A bill designed to protect city-owned sports facilities from payment of property taxes won unanimous approval from the House Finance and Tax Committee on Wednesday. The bill, sponsored by Rules Chairman Peter Wallace, D-St. Petersburg, and Rep. Mimi McAndrews, D-Royal Palm Beach, was drafted after a 1993 Supreme Court decision found cities liable for county property taxes when they lease land for non-governmental purposes. Counties already are exempt from payment of property taxes when they lease publicly owned land. The bill would allow St. Petersburg to lease the ThunderDome to private businesses without becoming liable for additional taxes.

Contraception bill rejected

A bill that would pay women on welfare not to have children failed to pass a House committee on Wednesday. The bill, sponsored by Reps. George Albright, R-Ocala, and Ron Glickman, D-Tampa, would have paid women on welfare $100 per quarter for 10 years if they used long-term contraception such as Norplant. Or the women could receive money toward education or a dental voucher. The bill also would have allowed low-income men 21 to 30 to get a free vasectomy, plus $500. Glickman said it's a way to help people break out of the cycle of welfare. The bill is expected to come up for another vote next week in the House Aging and Human Services Committee.

Anti-smoking plan sputtering

A bill to ban smoking in restaurants is about to go up in smoke. Rep. Suzanne Jacobs, D-Delray Beach, proposed the ban, then offered a compromise to ban smoking in 75 percent of each establishment's space. Current law requires restaurants with more than 50 seats to designate a non-smoking area of 35 percent or more. The bill was left pending in a House committee after an amendment from Rep. Buddy Johnson, R-Plant City, was passed. It allows restaurants to get a rebate on their sales tax collections if they voluntarily ban smoking. That action pulled the bill into two more committees, likely dooming it on procedural grounds.

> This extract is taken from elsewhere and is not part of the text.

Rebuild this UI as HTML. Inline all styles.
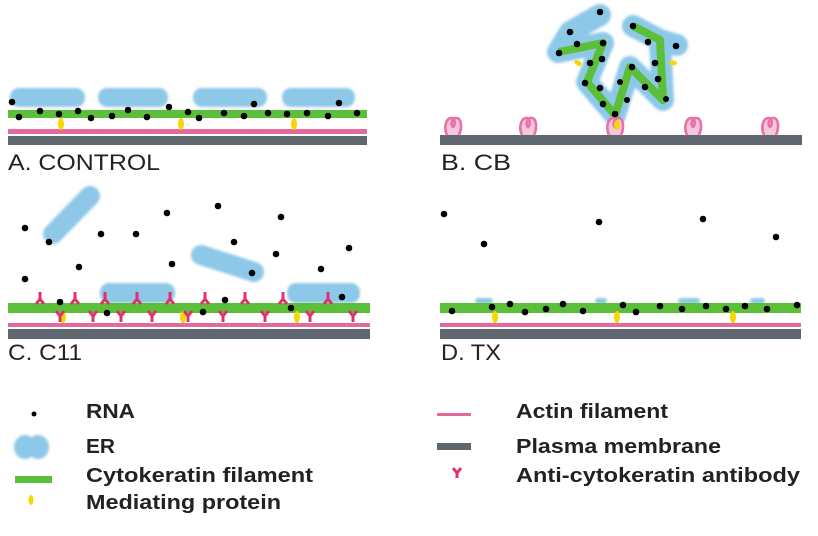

Three inducted in Hall of Fame

U.

S. Attorney General Janet Reno and two former Tampa women were inducted into the Florida Women's Hall of Fame at a ceremony headed by Gov. Lawton Chiles Wednesday. Reno could not be on hand to accept the award. Betty Skelton Frankman of Winter Haven, a graduate of Plant High School, attended and said she was delighted by the honor. "I'm speechless, and my husband thinks that's a miracle," she said. She has set numerous aviation and auto racing records. Paulina Pedroso, who died in 1925, also was honored. A native of Cuba who later settled in Ybor City, she fought for Cuban independence.

SESSION NOTES

Huxley would be proud

People couldn't help comparing the chemical castration bill to Brave New World, the futuristic novel by Aldous Huxley, during a Senate Criminal Justice Committee meeting Tuesday. Sen. Jim Scott, R-Fort Lauderdale, did. So did a representative of the American Civil Liberties Union. In the novel, society uses drugs to control people's behavior. So far no one has compared it to another futuristic novel, the famous book written by George Orwell. But we couldn't help but notice that the proposed law is officially called "Senate Bill 1984."A shot of family humor

Republican Party Chairman Tom Slade wants to know why Gov. Lawton Chiles didn't bother to drop by and meet Hugh Rodham at his news conference in Tallahassee Tuesday. Rodham was announcing plans to seek the U.S. Senate seat held by Connie Mack. "Even I had the courtesy to drop by his press conference to meet him and hear what he has to offer," Slade wrote in a letter, referring to Rodham as "the top of your ticket." "I must say, (Rodham) gives new dignity to the memory of Billy Carter," Slade wrote. A spokesman for Chiles said the governor was not asked to attend.

Patient brokering bill sails on

Legislation to ban brokers from referring patients to health care facilities for kickbacks, fees or commissions is moving ahead without controversy. The bill Tuesday passed the House Health Care Committee 21-0. The bill targets abuses most prevalent in the recruitment of patients for underused drug treatment centers or psychiatric hospitals. A Times series last year disclosed instances in which brokers got up to $3,000 each for sending patients to hospitals or drug treatment centers.

_ Staff writers Lucy Morgan, Bill Moss and Curtis Krueger contributed to this report.